## WHAT THE TASK REQUIRES
Leave out the pictures and retype only the lines from the opening line to the line that holds "(0,0) rectangle (893,-736);", both ends included.

## SOURCE EXCERPT
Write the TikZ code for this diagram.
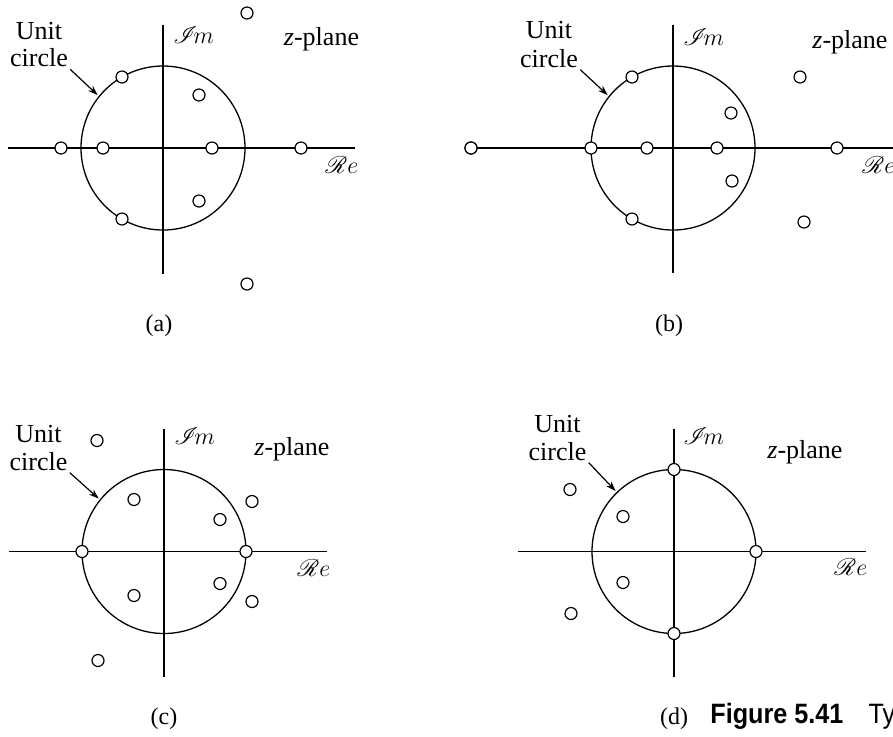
\documentclass[tikz,border=0pt]{standalone}
\usepackage{fontspec}
\setmainfont{Liberation Serif}
\newfontfamily\capfont{Liberation Sans}
\usepackage{mathrsfs}
\usetikzlibrary{arrows.meta}

\begin{document}
\begin{tikzpicture}[x=0.5pt, y=0.5pt,
    axis/.style={line width=0.65pt},
    ucirc/.style={line width=0.65pt},
    zeromark/.style={circle, draw, line width=0.6pt, fill=white, inner sep=0pt, minimum size=6pt},
    lbl/.style={font=\fontsize{13}{15}\selectfont, inner sep=1pt},
    sub/.style={font=\fontsize{12}{14}\selectfont, inner sep=1pt},
    ptr/.style={line width=0.6pt, -{Stealth[length=5pt, width=3.4pt]}}]
        \useasboundingbox (0,0) rectangle (893,-736);

        % First Diagram (a)
        \begin{scope}[shift={(163,-148)}]
            % Axes
            \coordinate (W) at (-155,0);
            \coordinate (E) at (192,0);
            \coordinate (N) at (0,123);
            \coordinate (S) at (0,-126);
            \coordinate (T) at (141:84);
            \draw[axis] (W) -- (E);
            \draw[axis] (N) -- (S);

            % Unit circle
            \draw[ucirc] (0,0) circle (82);

            % Labels
            \node[lbl, anchor=base] (unit) at (-124,108.7) {Unit};
            \node[lbl, anchor=base] (circ) at (-124,81.3) {circle};
            \draw[ptr] (circ.south east) -- (T);
            \node[lbl, anchor=base west] (im) at (8,104.7) {$\mathscr{I}\!m$};
            \node[lbl, anchor=base] (zp) at (158.5,103) {\textit{z}-plane};
            \node[lbl, anchor=base west] (re) at (160,-25) {$\mathscr{R}e$};
            \node[sub, anchor=base] (cap) at (-4,-183.7) {(a)};

            % Zeros
            \node[zeromark] (z1) at (84,135) {};
            \node[zeromark] (z2) at (-41,71) {};
            \node[zeromark] (z3) at (36,53) {};
            \node[zeromark] (z4) at (-102,0) {};
            \node[zeromark] (z5) at (-60,0) {};
            \node[zeromark] (z6) at (49,0) {};
            \node[zeromark] (z7) at (138,0) {};
            \node[zeromark] (z8) at (36,-53) {};
            \node[zeromark] (z9) at (-41,-71) {};
            \node[zeromark] (z10) at (84,-136) {};
        \end{scope}

        % Second Diagram (b)
        \begin{scope}[shift={(673,-148)}]
            % Axes
            \coordinate (E) at (220,0);
            \coordinate (N) at (0,123);
            \coordinate (S) at (0,-125);
            \coordinate (T) at (141:84);
            \node[zeromark] (z4) at (-202,0) {};
            \draw[axis] (z4.center) -- (E);
            \draw[axis] (N) -- (S);

            % Unit circle
            \draw[ucirc] (0,0) circle (82);

            % Labels
            \node[lbl, anchor=base] (unit) at (-124,110) {Unit};
            \node[lbl, anchor=base] (circ) at (-124,81) {circle};
            \draw[ptr] (circ.south east) -- (T);
            \node[lbl, anchor=base west] (im) at (8,103) {$\mathscr{I}\!m$};
            \node[lbl, anchor=base west] (zp) at (137,100) {\textit{z}-plane};
            \node[lbl, anchor=base west] (re) at (187,-25) {$\mathscr{R}e$};
            \node[sub, anchor=base] (cap) at (-4,-183.7) {(b)};

            % Zeros
            \node[zeromark] (z4) at (-202,0) {};
            \node[zeromark] (z1) at (127,71) {};
            \node[zeromark] (z2) at (-41,71) {};
            \node[zeromark] (z3) at (58,35) {};
            \node[zeromark] (z5) at (-82,0) {};
            \node[zeromark] (z6) at (-26,0) {};
            \node[zeromark] (z7) at (44,0) {};
            \node[zeromark] (z8) at (164,0) {};
            \node[zeromark] (z9) at (59,-33) {};
            \node[zeromark] (z10) at (-41,-71) {};
            \node[zeromark] (z11) at (131,-74) {};
        \end{scope}

        % Third Diagram (c)
        \begin{scope}[shift={(164,-551.5)}]
            % Axes
            \coordinate (W) at (-155,0);
            \coordinate (E) at (163,0);
            \coordinate (N) at (0,122.5);
            \coordinate (S) at (0,-125.5);
            \coordinate (T) at (141:84);
            \draw[axis] (W) -- (E);
            \draw[axis] (N) -- (S);

            % Unit circle
            \draw[ucirc] (0,0) circle (82);

            % Labels
            \node[lbl, anchor=base] (unit) at (-125.5,109.5) {Unit};
            \node[lbl, anchor=base] (circ) at (-125.5,81.5) {circle};
            \draw[ptr] (circ.south east) -- (T);
            \node[lbl, anchor=base west] (im) at (8,107) {$\mathscr{I}\!m$};
            \node[lbl, anchor=base west] (zp) at (88,96.5) {\textit{z}-plane};
            \node[lbl, anchor=base west] (re) at (131,-25) {$\mathscr{R}e$};
            \node[sub, anchor=base] (cap) at (0,-173) {(c)};

            % Zeros
            \node[zeromark] (z1) at (-67,111) {};
            \node[zeromark] (z2) at (-30,52) {};
            \node[zeromark] (z3) at (88,50) {};
            \node[zeromark] (z4) at (56,32) {};
            \node[zeromark] (z5) at (-82,0) {};
            \node[zeromark] (z6) at (82,0) {};
            \node[zeromark] (z7) at (56,-32) {};
            \node[zeromark] (z8) at (-30,-44) {};
            \node[zeromark] (z9) at (88,-50) {};
            \node[zeromark] (z10) at (-66,-109) {};
        \end{scope}

        % Fourth Diagram (d)
        \begin{scope}[shift={(674,-551.5)}]
            % Axes
            \coordinate (W) at (-156,0);
            \coordinate (E) at (192,0);
            \coordinate (N) at (0,122.5);
            \coordinate (S) at (0,-125.5);
            \coordinate (T) at (134:84);
            \draw[axis] (W) -- (E);
            \draw[axis] (N) -- (S);

            % Unit circle
            \draw[ucirc] (0,0) circle (82);

            % Labels
            \node[lbl, anchor=base] (unit) at (-116.5,119.5) {Unit};
            \node[lbl, anchor=base] (circ) at (-116.5,91.5) {circle};
            \draw[ptr] (circ.south east) -- (T);
            \node[lbl, anchor=base west] (im) at (7,107) {$\mathscr{I}\!m$};
            \node[lbl, anchor=base west] (zp) at (91,93.5) {\textit{z}-plane};
            \node[lbl, anchor=base west] (re) at (158,-24) {$\mathscr{R}e$};
            \node[sub, anchor=base] (cap) at (0,-173) {(d)};
            \node[anchor=base west, inner sep=0pt, xscale=0.9,
                  font=\capfont\fontsize{14}{16}\selectfont] (fig) at (36,-172)
                  {\textbf{Figure 5.41}\quad Typical};

            % Zeros
            \node[zeromark] (z1) at (0,82) {};
            \node[zeromark] (z2) at (0,-82) {};
            \node[zeromark] (z3) at (82,0) {};
            \node[zeromark] (z4) at (-104,62) {};
            \node[zeromark] (z5) at (-51,35) {};
            \node[zeromark] (z6) at (-51,-31) {};
            \node[zeromark] (z7) at (-103,-62) {};
        \end{scope}

    \end{tikzpicture}
\end{document}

## WRITTEN ANSWER
Write the TikZ code for this diagram.
\documentclass[tikz,border=0pt]{standalone}
\usepackage{fontspec}
\setmainfont{Liberation Serif}
\newfontfamily\capfont{Liberation Sans}
\usepackage{mathrsfs}
\usetikzlibrary{arrows.meta}

\begin{document}
\begin{tikzpicture}[x=0.5pt, y=0.5pt,
    axis/.style={line width=0.65pt},
    ucirc/.style={line width=0.65pt},
    zeromark/.style={circle, draw, line width=0.6pt, fill=white, inner sep=0pt, minimum size=6pt},
    lbl/.style={font=\fontsize{13}{15}\selectfont, inner sep=1pt},
    sub/.style={font=\fontsize{12}{14}\selectfont, inner sep=1pt},
    ptr/.style={line width=0.6pt, -{Stealth[length=5pt, width=3.4pt]}}]
        \useasboundingbox (0,0) rectangle (893,-736);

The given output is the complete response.